To: Twentieth Television
From: Ted Stephens, VP and general manager, KCWI-KDMI Des Moines-Ames, Iowa (CW-MNT, DMA 72).
“As a broadcaster I am incensed by how you sold our industry down the river. The double standard you demonstrated in the terms of the syndication rights to Modern Family for cable and broadcasting is nothing short of unethical.
“On Thanksgiving Day, the USA Network ran Modern Family continuously from noon to midnight — 12 hours. It followed that up with four hours on Friday, three and a half hours on Saturday, four on Tuesday and two on Wednesday. That’s 25 and a half hours in a single week.
“There are 96 episodes of Modern Family available in syndication. Over those seven days, the USA ran 51 on them — or 53% of those available.

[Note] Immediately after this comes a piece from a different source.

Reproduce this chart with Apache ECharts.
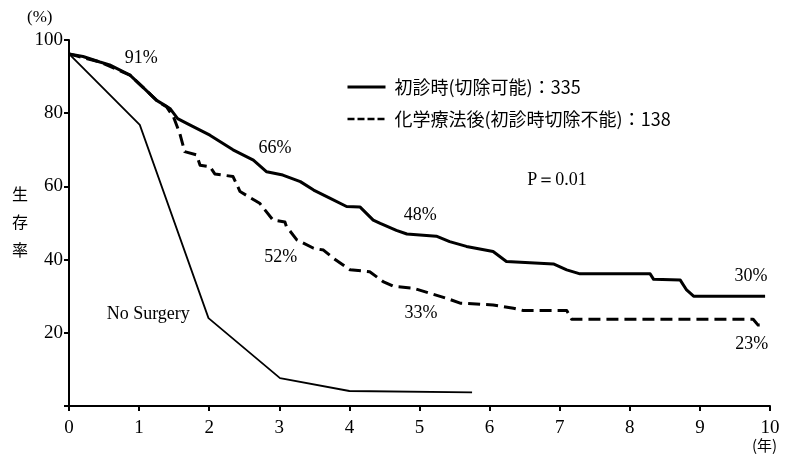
<!DOCTYPE html>
<html><head><meta charset="utf-8">
<script src="https://cdn.jsdelivr.net/npm/echarts@6/dist/echarts.min.js"></script>
<style>html,body{margin:0;padding:0;background:#fff}#c{width:787px;height:457px}</style>
</head><body><div id="c"></div>
<script>
// ---- data ----
const xTicks = [0,1,2,3,4,5,6,7,8,9,10];
const yTicks = [0,20,40,60,80,100];

const seriesNames = ['初診時(切除可能)：335', '化学療法後(初診時切除不能)：138', 'No Surgery'];

const resectYears = [0,0.2,0.44,0.58,0.87,1.06,1.25,1.38,1.44,1.55,1.68,2.01,2.34,2.63,2.82,3.05,3.3,3.49,3.72,3.96,4.15,4.34,4.44,4.67,4.82,5.24,5.43,5.67,6.05,6.24,6.91,7.1,7.29,8.29,8.34,8.72,8.81,8.91,9.93];
const resectSurv  = [96.2,95.5,94,93.2,90.4,87,83.5,82,81.3,78.5,77.2,74,70,67.2,64,63.1,61.3,59,56.8,54.5,54.4,50.8,49.9,48,47,46.4,44.9,43.6,42.2,39.5,38.8,37.2,36.1,36.1,34.6,34.4,31.7,30,30];

const chemoYears = [0,0.44,0.87,1.06,1.25,1.34,1.39,1.49,1.58,1.65,1.82,1.87,2.01,2.08,2.34,2.44,2.72,2.91,3.08,3.1,3.25,3.49,3.63,3.77,4.01,4.29,4.48,4.63,4.91,5.15,5.39,5.58,6.05,6.34,6.48,7.1,7.17,9.76,9.83,9.93];
const chemoSurv  = [96.2,94,90.4,87,83.5,82.3,81.8,79,74.5,69.5,68.6,65.8,65.4,63.4,62.7,58.6,55.4,50.8,50.3,49.1,45.4,43.1,42.6,40.4,37.2,36.7,34,32.7,32.2,30.8,29.4,28.1,27.6,26.7,26.1,26.1,23.7,23.7,22.1,22.1];

const noSurgYears = [0,1.01,1.99,3.01,4.0,5.75];
const noSurgSurv  = [96.2,76.8,24,7.6,4.1,3.7];

const annoTexts  = ['91%','66%','48%','52%','33%','30%','23%','No Surgery','P＝0.01'];
const annoYears  = [1.03,2.94,5.01,3.02,5.02,9.73,9.74,1.13,6.96];
const annoValues = [95.1,70.5,52.2,40.7,25.4,35.5,16.9,25.1,61.7];

// ---- chart ----
const zip = (xs, ys) => xs.map((x, i) => [x, ys[i]]);
const serif = 'Liberation Serif';
const cjk = 'Noto Sans CJK JP';

const chart = echarts.init(document.getElementById('c'), null, {renderer: 'canvas'});
chart.setOption({
  animation: false,
  backgroundColor: '#fff',
  grid: {left: 69, right: 17, top: 40, bottom: 51, containLabel: false},
  xAxis: {
    type: 'value', min: 0, max: 10, interval: 1,
    axisLine: {show: true, onZero: false, lineStyle: {color: '#000', width: 2}},
    axisTick: {show: true, inside: false, length: 5, lineStyle: {color: '#000', width: 2}},
    axisLabel: {color: '#000', fontFamily: serif, fontSize: 19, margin: 13,
      formatter: v => xTicks.includes(v) ? String(v) : ''},
    splitLine: {show: false}
  },
  yAxis: {
    type: 'value', min: 0, max: 100, interval: 20,
    axisLine: {show: true, lineStyle: {color: '#000', width: 2}},
    axisTick: {show: true, inside: false, length: 5, lineStyle: {color: '#000', width: 2}},
    axisLabel: {color: '#000', fontFamily: serif, fontSize: 19, margin: 6,
      formatter: v => (v === 0 || !yTicks.includes(v)) ? '' : String(v)},
    splitLine: {show: false}
  },
  legend: {
    orient: 'vertical', left: 341, top: 73, itemWidth: 38, itemHeight: 16, itemGap: 14,
    formatter: n => ' ' + n,
    textStyle: {color: '#000', fontFamily: cjk, fontSize: 18, lineHeight: 18},
    data: [
      {name: seriesNames[0], itemStyle: {opacity: 0}, lineStyle: {color: '#000', width: 3, type: 'solid'}},
      {name: seriesNames[1], itemStyle: {opacity: 0}, lineStyle: {color: '#000', width: 2.5, type: [7, 3]}}
    ]
  },
  graphic: [
    {type: 'text', left: 27, top: 9, style: {text: '(%)', font: '17px "Liberation Serif"', fill: '#000'}},
    {type: 'text', left: 752, top: 438, style: {text: '(年)', font: '15px "Noto Sans CJK JP"', fill: '#000'}},
    {type: 'text', left: 12, top: 180, style: {text: '生\n存\n率', font: '16px "Noto Sans CJK JP"', lineHeight: 28, fill: '#000'}}
  ],
  series: [
    {
      name: seriesNames[1], type: 'line', data: zip(chemoYears, chemoSurv),
      showSymbol: false, symbol: 'none', z: 2,
      lineStyle: {color: '#000', width: 3, type: [12, 6], join: 'round'},
      itemStyle: {color: '#000'}
    },
    {
      name: seriesNames[0], type: 'line', data: zip(resectYears, resectSurv),
      showSymbol: false, symbol: 'none', z: 3,
      lineStyle: {color: '#000', width: 3, join: 'round'},
      itemStyle: {color: '#000'}
    },
    {
      name: seriesNames[2], type: 'line', data: zip(noSurgYears, noSurgSurv),
      showSymbol: false, symbol: 'none', z: 2,
      lineStyle: {color: '#000', width: 1.8},
      itemStyle: {color: '#000'}
    },
    {
      name: 'annotations', type: 'scatter', symbolSize: 0, z: 5,
      itemStyle: {opacity: 1, color: '#000'},
      data: annoTexts.map((t, i) => ({name: t, value: [annoYears[i], annoValues[i]]})),
      label: {show: true, position: 'inside', formatter: p => p.name, opacity: 1,
        color: '#000', fontFamily: serif, fontSize: 18}
    }
  ]
});
</script></body></html>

“My contract for the show reads: “Each week shall be comprised of up to twelve (12) half-hour episodes to be delivered for broadcast Monday through Sunday” In other words, broadcasters are limited to six hours per week.
“When I asked my representative from your company why the blatant disparity between my deal and that of the USA, he said, ‘we got a ton of money from USA.’ I’m sure you did, but at what expense?
“The over-exposure of the program on the USA will burn out the show within a year for both cable and broadcasting.
“The marathon runs of the show have made it easy for viewers to DVR the entire 96 episodes in just a couple of weeks. What good does that do either cable or broadcast?
“I’m certain, when combined, the broadcast rights for Modern Family for all of the 212 DMA’s in the United States adds up to “a ton of money,” too. But when the show doesn’t deliver the ratings for the stations then that ton of money becomes a very poor investment — and that’s exactly what has happened.
“According to CoxReps’ November NSI numbers, the show did only a 1.5 household rating — ratings far below what we expected when we negotiated for the rights to the show. Right or wrong, ratings are still the driving force in our industry and you have compromised them for all of the broadcast stations, not to mention your barter advertisers in the show.
“The syndication model for the CW and Fox stations has been totally compromised. No station can project the ratings for an off-network show going into syndication when the syndicator is allowing the cable networks unlimited runs of the same show.
“As far as I’m concerned you have burned a bridge, so good luck 20th when you come around asking for renewals and good luck trying to sell us anything in the future. I don’t care if you get the rights to the next Seinfeld. I’m not interested.”